The moment vector you get will line up with the axis of rotation for the moment, where you can use the right hand rule to determine if the moment is going clockwise or counterclockwise about that axis.

Finally, it is also important to note that cross product, unlike multiplication, is not communicative. This means that the order of the vectors matters, and **r** cross **F** will not be the same as **F** cross **r**. It is important to always use **r** cross **F** when calculating moments.

Source: Engineering Mechanics, Jacob Moore et al., http://mechanicsmap.psu.edu/websites/3_equilibrium_rigid_body/moment_vector/momentvector.html

Whether you use scalars: M = |r| |F| sinΘ or vectors: M = r x F you can solve most moment/torque problem. The scalar method is faster for 2-d problems, especially if the vectors are at 90 degree angles from each other (sin 90º = 1). The vector method is more robust, especially if there are additional angles involved. There is the potential to make errors, so it’s recommended to use the Step 6 Review step to try multiple methods to ensure your answer is correct.

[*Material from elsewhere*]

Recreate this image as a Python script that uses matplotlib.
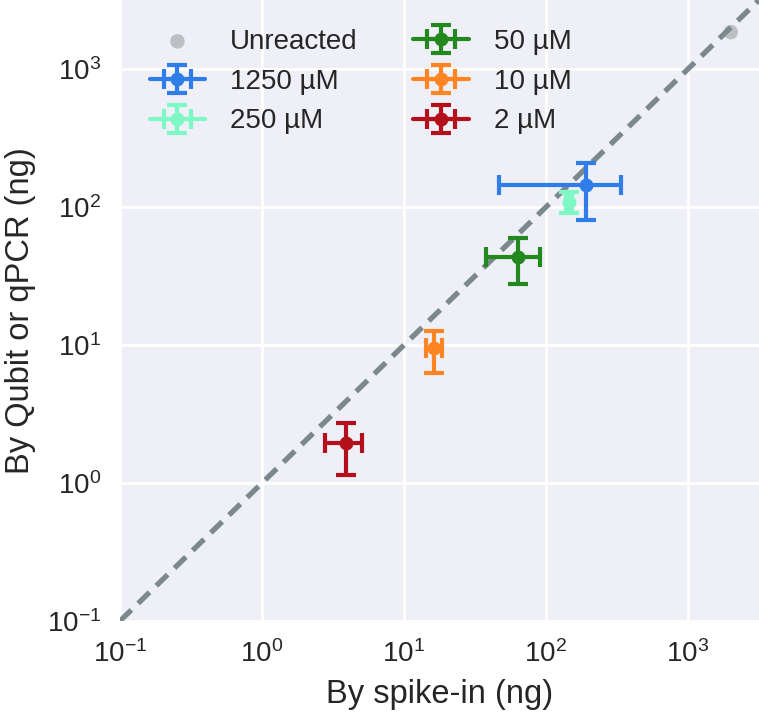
import numpy as np
import matplotlib
matplotlib.use('Agg')
import matplotlib.pyplot as plt
import seaborn as sns
from matplotlib.ticker import LogLocator, NullLocator

# 数据
labels = ['1250 µM', '250 µM', '50 µM', '10 µM', '2 µM']
colors = ['#2e7de8', '#7ef8c4', '#23891f', '#ff8522', '#b3101c']
spike_x = [191, 145, 63.6, 16.3, 3.9]
spike_lo = [47, 138, 37.8, 14.3, 2.78]
spike_hi = [337, 152, 90.7, 18.5, 5.06]
qubit_y = [144, 109, 43.5, 9.5, 1.95]
qubit_lo = [80, 91, 27.7, 6.3, 1.14]
qubit_hi = [208, 128, 59.6, 12.6, 2.72]

unreacted_x = [2000]
unreacted_y = [1850]

sns.set_style('darkgrid', {'axes.facecolor': '#eeeff7'})
plt.rcParams['font.family'] = ['Liberation Sans', 'DejaVu Sans']
plt.rcParams['mathtext.fontset'] = 'custom'
plt.rcParams['mathtext.rm'] = 'Liberation Sans'
plt.rcParams['mathtext.it'] = 'Liberation Sans:italic'
plt.rcParams['mathtext.bf'] = 'Liberation Sans:bold'

fig = plt.figure(figsize=(7.59, 7.25), dpi=100)
ax = fig.add_axes([120 / 759, 104 / 725, 639 / 759, 621 / 725])

lim = (0.1, 10 ** 3.5)
ax.set_xscale('log')
ax.set_yscale('log')
ax.set_xlim(lim)
ax.set_ylim(lim)

# 对角线 y = x
ax.plot(lim, lim, ls=(0, (3, 1.8)), color='#7b898c', lw=3.8, zorder=2)

# 未反应样本
ax.scatter(unreacted_x, unreacted_y, s=110, color='#b0b5b5', alpha=0.8,
           edgecolor='none', zorder=1.5, label='Unreacted')

for i in range(len(labels)):
    xerr = [[spike_x[i] - spike_lo[i]], [spike_hi[i] - spike_x[i]]]
    yerr = [[qubit_y[i] - qubit_lo[i]], [qubit_hi[i] - qubit_y[i]]]
    ax.errorbar([spike_x[i]], [qubit_y[i]], xerr=xerr, yerr=yerr, fmt='o-',
                color=colors[i], ms=9, lw=3, elinewidth=3, capsize=7, capthick=3,
                label=labels[i], zorder=3)

ax.xaxis.set_major_locator(LogLocator(base=10, numticks=10))
ax.yaxis.set_major_locator(LogLocator(base=10, numticks=10))
ax.xaxis.set_minor_locator(NullLocator())
ax.yaxis.set_minor_locator(NullLocator())
ax.grid(True, color='white', lw=2)
ax.tick_params(labelsize=20, pad=10)

ax.set_xlabel('By spike-in (ng)', fontsize=23.5, labelpad=8)
ax.set_ylabel('By Qubit or qPCR (ng)', fontsize=23.5, labelpad=8)

leg = ax.legend(loc='upper left', bbox_to_anchor=(13 / 639, 1 - 12 / 621), ncol=2,
                fontsize=20, frameon=False, handlelength=2.0, columnspacing=2.0,
                labelspacing=0.5, borderaxespad=0.2, handletextpad=0.9)

for s in ax.spines.values():
    s.set_visible(False)

fig.savefig('out.png', dpi=100)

See the examples in section 1.8 as many of them concern moments.

Key Takeaways

*Basically: *There are three methods to calculate moments, two of which were discussed here. Moments or Torque is created by a force acting some distance from an axis of rotation.

*Application: *When you are opening a heavy door, you push on the door. If you push closer to the axis of rotation, you’ll need a bigger force to make it move. If you push further away from the axis (so r is bigger), the force can be smaller to make the same motion occur.

*Looking ahead: *Moments apply when rigid bodies are involved, so we’ll pick up moments again in Chapter 3.1.3, when you’ll learn the third way to calculate moments (torque).